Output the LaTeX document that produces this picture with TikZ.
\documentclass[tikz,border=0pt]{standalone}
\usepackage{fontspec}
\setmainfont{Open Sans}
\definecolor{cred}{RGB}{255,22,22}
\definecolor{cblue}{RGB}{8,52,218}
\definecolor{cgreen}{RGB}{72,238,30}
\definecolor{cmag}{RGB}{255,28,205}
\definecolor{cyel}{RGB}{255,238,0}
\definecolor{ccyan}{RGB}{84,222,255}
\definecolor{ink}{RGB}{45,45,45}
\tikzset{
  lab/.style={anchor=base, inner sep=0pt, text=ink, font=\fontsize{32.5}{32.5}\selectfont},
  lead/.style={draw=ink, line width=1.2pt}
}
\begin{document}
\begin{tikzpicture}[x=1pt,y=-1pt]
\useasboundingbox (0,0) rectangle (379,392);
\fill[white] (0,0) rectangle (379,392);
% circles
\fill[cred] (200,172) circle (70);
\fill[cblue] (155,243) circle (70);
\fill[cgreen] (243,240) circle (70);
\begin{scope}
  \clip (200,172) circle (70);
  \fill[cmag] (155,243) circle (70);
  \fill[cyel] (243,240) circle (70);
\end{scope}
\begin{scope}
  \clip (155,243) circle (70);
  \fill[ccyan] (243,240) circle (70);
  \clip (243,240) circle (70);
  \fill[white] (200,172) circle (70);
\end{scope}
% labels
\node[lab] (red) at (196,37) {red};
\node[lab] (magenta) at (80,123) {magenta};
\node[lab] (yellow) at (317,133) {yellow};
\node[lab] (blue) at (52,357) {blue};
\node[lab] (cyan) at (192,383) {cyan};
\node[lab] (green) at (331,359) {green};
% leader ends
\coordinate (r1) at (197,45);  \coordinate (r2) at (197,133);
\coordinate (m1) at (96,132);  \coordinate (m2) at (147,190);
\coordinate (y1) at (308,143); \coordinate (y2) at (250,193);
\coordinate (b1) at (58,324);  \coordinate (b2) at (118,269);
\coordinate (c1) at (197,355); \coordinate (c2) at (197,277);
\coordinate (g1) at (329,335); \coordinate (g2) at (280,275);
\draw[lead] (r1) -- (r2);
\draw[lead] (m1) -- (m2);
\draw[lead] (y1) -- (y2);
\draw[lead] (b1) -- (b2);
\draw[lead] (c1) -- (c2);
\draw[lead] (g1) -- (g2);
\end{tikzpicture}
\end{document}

Requirement: Retype the listing above in full, with no alterations.

Task response:
Output the LaTeX document that produces this picture with TikZ.
\documentclass[tikz,border=0pt]{standalone}
\usepackage{fontspec}
\setmainfont{Open Sans}
\definecolor{cred}{RGB}{255,22,22}
\definecolor{cblue}{RGB}{8,52,218}
\definecolor{cgreen}{RGB}{72,238,30}
\definecolor{cmag}{RGB}{255,28,205}
\definecolor{cyel}{RGB}{255,238,0}
\definecolor{ccyan}{RGB}{84,222,255}
\definecolor{ink}{RGB}{45,45,45}
\tikzset{
  lab/.style={anchor=base, inner sep=0pt, text=ink, font=\fontsize{32.5}{32.5}\selectfont},
  lead/.style={draw=ink, line width=1.2pt}
}
\begin{document}
\begin{tikzpicture}[x=1pt,y=-1pt]
\useasboundingbox (0,0) rectangle (379,392);
\fill[white] (0,0) rectangle (379,392);
% circles
\fill[cred] (200,172) circle (70);
\fill[cblue] (155,243) circle (70);
\fill[cgreen] (243,240) circle (70);
\begin{scope}
  \clip (200,172) circle (70);
  \fill[cmag] (155,243) circle (70);
  \fill[cyel] (243,240) circle (70);
\end{scope}
\begin{scope}
  \clip (155,243) circle (70);
  \fill[ccyan] (243,240) circle (70);
  \clip (243,240) circle (70);
  \fill[white] (200,172) circle (70);
\end{scope}
% labels
\node[lab] (red) at (196,37) {red};
\node[lab] (magenta) at (80,123) {magenta};
\node[lab] (yellow) at (317,133) {yellow};
\node[lab] (blue) at (52,357) {blue};
\node[lab] (cyan) at (192,383) {cyan};
\node[lab] (green) at (331,359) {green};
% leader ends
\coordinate (r1) at (197,45);  \coordinate (r2) at (197,133);
\coordinate (m1) at (96,132);  \coordinate (m2) at (147,190);
\coordinate (y1) at (308,143); \coordinate (y2) at (250,193);
\coordinate (b1) at (58,324);  \coordinate (b2) at (118,269);
\coordinate (c1) at (197,355); \coordinate (c2) at (197,277);
\coordinate (g1) at (329,335); \coordinate (g2) at (280,275);
\draw[lead] (r1) -- (r2);
\draw[lead] (m1) -- (m2);
\draw[lead] (y1) -- (y2);
\draw[lead] (b1) -- (b2);
\draw[lead] (c1) -- (c2);
\draw[lead] (g1) -- (g2);
\end{tikzpicture}
\end{document}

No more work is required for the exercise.